About three in four jail inmates are released within 72 hours, according to the American Jail Association. And although prison inmates tend to be incarcerated for longer, the U.S. Department of Justice reported that 42% of inmates in 2018 were released less than a year after entering the prison system. Even inmates with long-term sentences are unlikely to stay in one place, as three-quarters of incarcerated people serve time in more than one facility.
Wessler said the disconnect is compounded by the fact that most inmates return to their home communities after completing their sentence rather than stay in the place where they were incarcerated.
He added that the U.S. Census Bureau made it easier for state’s and communities to filter out jail and prison population data when redistricting. But whether the Pendleton City Council will add redistricting to its agenda is an open question.
Redistricting not on council’s radar
The council last redistricted its wards in 2011 with the help of Portland State University, creating the boundaries that exist today.
In accordance with the Pendleton city charter, the council drew lines for three wards with two councilors representing each of them. The council is rounded off by two at-large councilors and the mayor.
A decade ago, the council approved a map that only made minor changes to the wards. Broadly speaking, Ward 1 covers downtown Pendleton, the South Hill and Riverside, Ward 2 covers the North Hill, Westgate and the Eastern Oregon Regional Airport, and Ward 3 covers everything south of Interstate 84, including Southgate, Tutuilla Road and McKay Creek.

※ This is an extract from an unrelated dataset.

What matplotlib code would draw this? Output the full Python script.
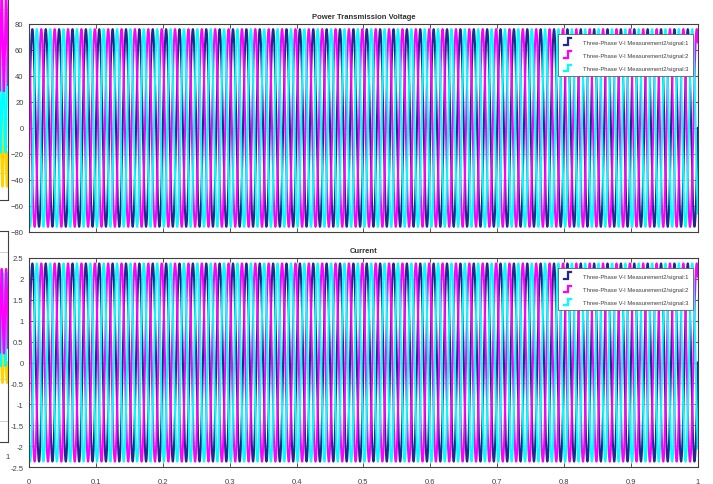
import numpy as np
import matplotlib
matplotlib.use("Agg")
import matplotlib.pyplot as plt
from matplotlib.lines import Line2D
from matplotlib.legend_handler import HandlerBase

plt.rcParams['font.family'] = ['Liberation Sans Narrow', 'Liberation Sans', 'DejaVu Sans']

# scope signals: three-phase measurement, 50 Hz over 1 s
freq_hz = 50
t_end = 1.0
phase_deg = [0, 120, -120]
voltage_peak = 76.0
current_peak = 2.37
signal_names = ["Three-Phase V-I Measurement2/signal:1",
                "Three-Phase V-I Measurement2/signal:2",
                "Three-Phase V-I Measurement2/signal:3"]
signal_colors = ["#1f2a8c", "#ff00ff", "#00ffff"]

v_ticks = [-80, -60, -40, -20, 0, 20, 40, 60, 80]
i_ticks = [-2.5, -2, -1.5, -1, -0.5, 0, 0.5, 1, 1.5, 2, 2.5]
i_ticklabels = ["-2.5", "-2", "-1.5", "-1", "-0.5", "0", "0.5", "1", "1.5", "2", "2.5"]
t_ticks = [0, 0.1, 0.2, 0.3, 0.4, 0.5, 0.6, 0.7, 0.8, 0.9, 1]
t_ticklabels = ["0", "0.1", "0.2", "0.3", "0.4", "0.5", "0.6", "0.7", "0.8", "0.9", "1"]

# neighbouring scope window (only its right edge is on screen)
side_colors = ["#ffd400", "#00ffff", "#ff00ff"]
side_center_top = [-45, -10, 35]
side_swing_top = [25, 35, 35]
side_center_bot = [-0.6, 0.4, 0.6]
side_swing_bot = [0.5, 1.1, 1.0]

t = np.linspace(0, t_end, 20001)


def wave(peak, ph, offset=0.0):
    return offset + peak * np.sin(2 * np.pi * freq_hz * t + np.deg2rad(ph))


class StepHandler(HandlerBase):
    # little step glyph used by the scope legend
    def create_artists(self, legend, orig_handle, xdescent, ydescent,
                       width, height, fontsize, trans):
        x0 = -xdescent + width * 0.2
        x1 = -xdescent + width * 0.8
        xm = (x0 + x1) / 2
        y0 = -ydescent
        y1 = -ydescent + height
        ln = Line2D([x0, xm, xm, x1], [y0, y0, y1, y1],
                    color=orig_handle.get_color(), linewidth=1.6,
                    solid_joinstyle='miter', transform=trans)
        return [ln]


def style_axes(ax, yticks, ylim, ylabels=None, show_x=False):
    ax.set_xlim(0, t_end)
    ax.set_ylim(*ylim)
    ax.set_yticks(yticks)
    if ylabels is not None:
        ax.set_yticklabels(ylabels)
    ax.set_xticks(t_ticks)
    ax.set_xticklabels(t_ticklabels if show_x else [])
    ax.tick_params(direction='in', length=3, width=0.6, labelsize=5.5,
                   colors='#404040', top=True, right=True, pad=4)
    ax.tick_params(axis='x', pad=8)
    ax.grid(True, color='#c8c8c8', linewidth=0.6)
    ax.set_axisbelow(True)
    for sp in ax.spines.values():
        sp.set_color('#404040')
        sp.set_linewidth(0.8)


def add_legend(ax):
    handles = [Line2D([], [], color=c) for c in signal_colors]
    leg = ax.legend(handles, signal_names, loc='upper right', fontsize=4.2,
                    frameon=True, fancybox=False, framealpha=1,
                    edgecolor='#606060', borderpad=0.75, labelspacing=1.1,
                    handlelength=2.0, handleheight=1.4, handletextpad=1.6,
                    borderaxespad=0, handler_map={Line2D: StepHandler()},
                    bbox_to_anchor=(0.9925, 0.952))
    leg.get_frame().set_linewidth(0.6)
    for txt in leg.get_texts():
        txt.set_color('#404040')


fig = plt.figure(figsize=(7.13, 4.85), dpi=100)

# side window strips
ax_s1 = fig.add_axes([-0.3, 0.585, 0.3112, 0.45])
ax_s2 = fig.add_axes([-0.3, 0.0866, 0.3112, 0.435])
for ax, cen, sw, yl in [(ax_s1, side_center_top, side_swing_top, (-80, 80)),
                        (ax_s2, side_center_bot, side_swing_bot, (-2.5, 2.5))]:
    for c, m, s, ph in zip(side_colors, cen, sw, [0, 120, -120]):
        ax.plot(t, wave(s, ph, m), color=c, linewidth=1.6)
    ax.set_xlim(0, 1)
    ax.set_ylim(*yl)
    ax.set_yticklabels([])
    ax.tick_params(direction='in', length=3, width=0.6, labelsize=5.5, colors='#404040')
    ax.grid(True, color='#c8c8c8', linewidth=0.6)
    for sp in ax.spines.values():
        sp.set_color('#404040')
        sp.set_linewidth(0.8)
ax_s1.set_xticklabels([])
ax_s2.set_xticks([1])
ax_s2.set_xticklabels(["1"])
ax_s2.tick_params(axis='x', pad=8)

ax_v = fig.add_axes([0.0407, 0.5196, 0.938, 0.429])
ax_i = fig.add_axes([0.0407, 0.035, 0.938, 0.431])

for c, ph in zip(signal_colors, phase_deg):
    ax_v.plot(t, wave(voltage_peak, ph), color=c, linewidth=1.5)
    ax_i.plot(t, wave(current_peak, ph), color=c, linewidth=1.5)

style_axes(ax_v, v_ticks, (-80, 80))
style_axes(ax_i, i_ticks, (-2.5, 2.5), ylabels=i_ticklabels, show_x=True)

ax_v.set_title("Power Transmission Voltage", fontsize=5.5, fontweight='bold',
               color='#303030', pad=4)
ax_i.set_title("Current", fontsize=5.5, fontweight='bold', color='#303030', pad=4)

add_legend(ax_v)
add_legend(ax_i)

fig.savefig("out.png", dpi=100)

At the time, the map drew a few complaints from residents, but they didn’t concern how Pendleton’s prison and jail would affect representation in Ward 2. Instead, critics honed in on how the base of North Hill was left in Ward 1, opening the door to having most of the council living in one neighborhood.
The council passed the maps nonetheless, and 10 years later, the council have left the wards intact even as other governing bodies adjusted their boundaries. While the city charter does require the council to undergo redistricting from time-to-time, it isn’t tied to the unveiling of the U.S. Census every 10 years like legislative and congressional redistricting is.

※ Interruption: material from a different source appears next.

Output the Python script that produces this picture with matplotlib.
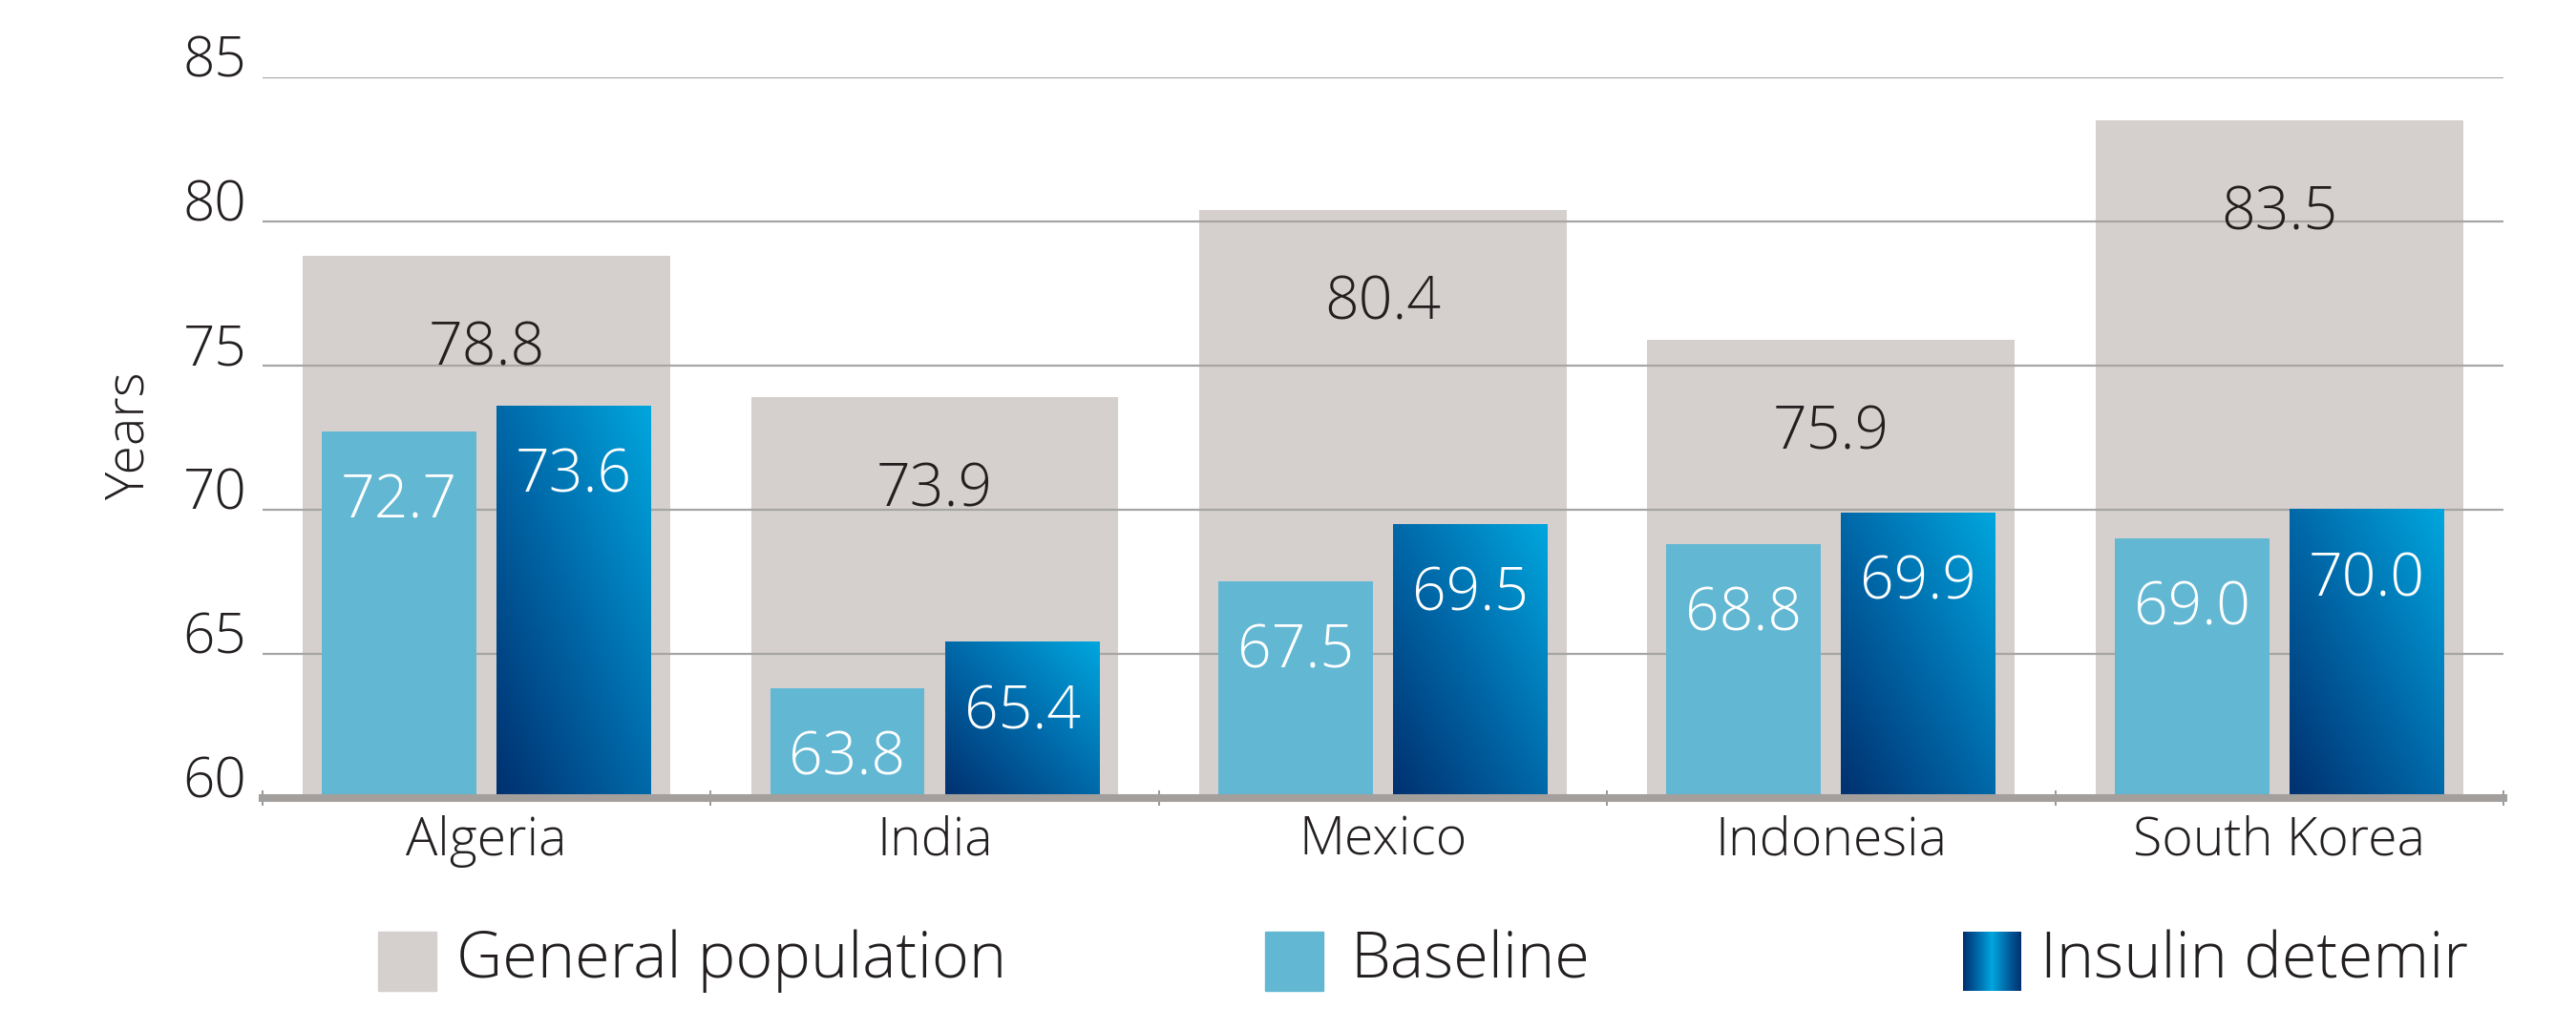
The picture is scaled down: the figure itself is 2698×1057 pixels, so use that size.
import matplotlib
matplotlib.use("Agg")
import matplotlib.pyplot as plt
import matplotlib.colors as mcolors
from matplotlib.patches import Rectangle
import numpy as np

plt.rcParams['font.family'] = ['Open Sans', 'DejaVu Sans']
plt.rcParams['font.weight'] = 'light'

countries = ['Algeria', 'India', 'Mexico', 'Indonesia', 'South Korea']
general_population = [78.8, 73.9, 80.4, 75.9, 83.5]
baseline = [72.7, 63.8, 67.5, 68.8, 69.0]
insulin_detemir = [73.6, 65.4, 69.5, 69.9, 70.0]
y_ticks = [60, 65, 70, 75, 80, 85]
legend_labels = ['General population', 'Baseline', 'Insulin detemir']

GRAY = '#d5d0cd'
LIGHT_BLUE = '#62b7d3'
TEXT = '#231f20'
detemir_cmap = mcolors.LinearSegmentedColormap.from_list(
    'detemir', ['#00306f', '#0068a8', '#00a6de'])

Y0 = 60

fig = plt.figure(figsize=(26.98, 10.57), dpi=100)
ax = fig.add_axes([0.1019, 0.2091, 0.8699, 0.7143])

x = np.arange(len(countries))
bar_w = 0.345
offset = 0.195

# wide grey bars for the general population
ax.bar(x, np.array(general_population) - Y0, bottom=Y0, width=0.82,
       color=GRAY, zorder=1)

# gridlines sit over the grey bars but under the blue ones
for yv in y_ticks[1:]:
    ax.axhline(yv, color='#a7a5a4', lw=1.6, zorder=2)

ax.bar(x - offset, np.array(baseline) - Y0, bottom=Y0, width=bar_w,
       color=LIGHT_BLUE, zorder=3)

# diagonal gradient for the detemir bars
gx = np.linspace(0, 1, 120)
gy = np.linspace(0, 1, 240)
grad = (gx[None, :] + gy[:, None]) / 2
for xi, v in zip(x, insulin_detemir):
    x0 = xi + offset - bar_w / 2
    ax.imshow(grad, cmap=detemir_cmap, origin='lower', aspect='auto',
              extent=[x0, x0 + bar_w, Y0, v], interpolation='bilinear',
              zorder=3)

for xi, g, b, d in zip(x, general_population, baseline, insulin_detemir):
    ax.text(xi, g - 3.25, f'{g:.1f}', ha='center', va='center',
            fontsize=45, color=TEXT, zorder=4)
    ax.text(xi - offset, b - 2.45, f'{b:.1f}', ha='center', va='center',
            fontsize=45, color='white', zorder=4)
    ax.text(xi + offset, d - 2.45, f'{d:.1f}', ha='center', va='center',
            fontsize=45, color='white', zorder=4)

ax.set_xlim(-0.5, len(countries) - 0.5)
ax.set_ylim(Y0, 85)

for s in ['top', 'right', 'left']:
    ax.spines[s].set_visible(False)
ax.spines['bottom'].set_color('#a39f9c')
ax.spines['bottom'].set_linewidth(5.8)
ax.spines['bottom'].set_zorder(5)

ax.set_xticks(np.arange(len(countries) + 1) - 0.5)
ax.set_xticklabels([])
ax.tick_params(axis='x', direction='inout', length=11, width=1.4,
               color='#999999')
for xi, name in zip(x, countries):
    ax.text(xi, -0.06, name, transform=ax.get_xaxis_transform(),
            ha='center', va='center', fontsize=40, color=TEXT)

ax.set_yticks(y_ticks)
ax.set_yticklabels([str(t) for t in y_ticks], fontsize=42, color=TEXT)
ax.tick_params(axis='y', length=0, pad=12)
for lab in ax.get_yticklabels():
    lab.set_va('baseline')

fig.text(136 / 2698, 1 - 456 / 1057, 'Years', rotation=90, ha='center',
         va='center', fontsize=40, color=TEXT)

# legend built by hand: swatches plus labels along the bottom
W, H = 2698, 1057
sw_y = 1 - 1038 / H
sw_h = 62 / H
sw_w = 61 / W
fig.patches.append(Rectangle((396 / W, sw_y), sw_w, sw_h, color=GRAY,
                             transform=fig.transFigure, figure=fig))
fig.patches.append(Rectangle((1325 / W, sw_y), sw_w, sw_h, color=LIGHT_BLUE,
                             transform=fig.transFigure, figure=fig))
sw_ax = fig.add_axes([2056 / W, sw_y, sw_w, sw_h])
cyl = 1 - np.abs(np.linspace(-1, 1, 100))
sw_ax.imshow(cyl[None, :], cmap=detemir_cmap, aspect='auto',
             interpolation='bilinear', vmin=0, vmax=1)
sw_ax.axis('off')

text_y = 1 - 1007 / H
for tx, lab in zip([478, 1414, 2137], legend_labels):
    fig.text(tx / W, text_y, lab, ha='left', va='center', fontsize=48,
             color=TEXT)

fig.savefig('out.png', dpi=100)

“The Council shall, by ordinance, fix the boundaries of the three wards and amend the same whenever required by changed circumstances to assure fair and equitable representation to the citizens of Pendleton,” the charter states.
Mayor John Turner said he would be open to talking about redistricting, including gerrymandering, but it wasn’t high on their priority list. On a scale of 1-10, he rated the issue somewhere between 5-7 in terms of urgency.
McDonald, who represents Ward 2 on the council, said the council is always open to hearing from groups about issues they care about, but she reiterated Turner’s point that the council had been focusing on other topics. She added that this was the first time she had heard about the issue of prison gerrymandering since she started on the council and would need to do more research before forming an opinion.
“It hasn’t come up as a priority, as a thing to do or a thing to change,” she said.
McDonald said she would be interested in studying Pendleton’s population after the 2020 census, especially since Ward 3 has attracted several new housing developments over the past decade. Brandsen, Ward 2’s other councilor, wrote in a text message that she was traveling and deferred to other city officials.
A complicating factor for redistricting is that filing is already open for the 2022 city council elections under the current boundaries. McDonald has already filed to run for a third term.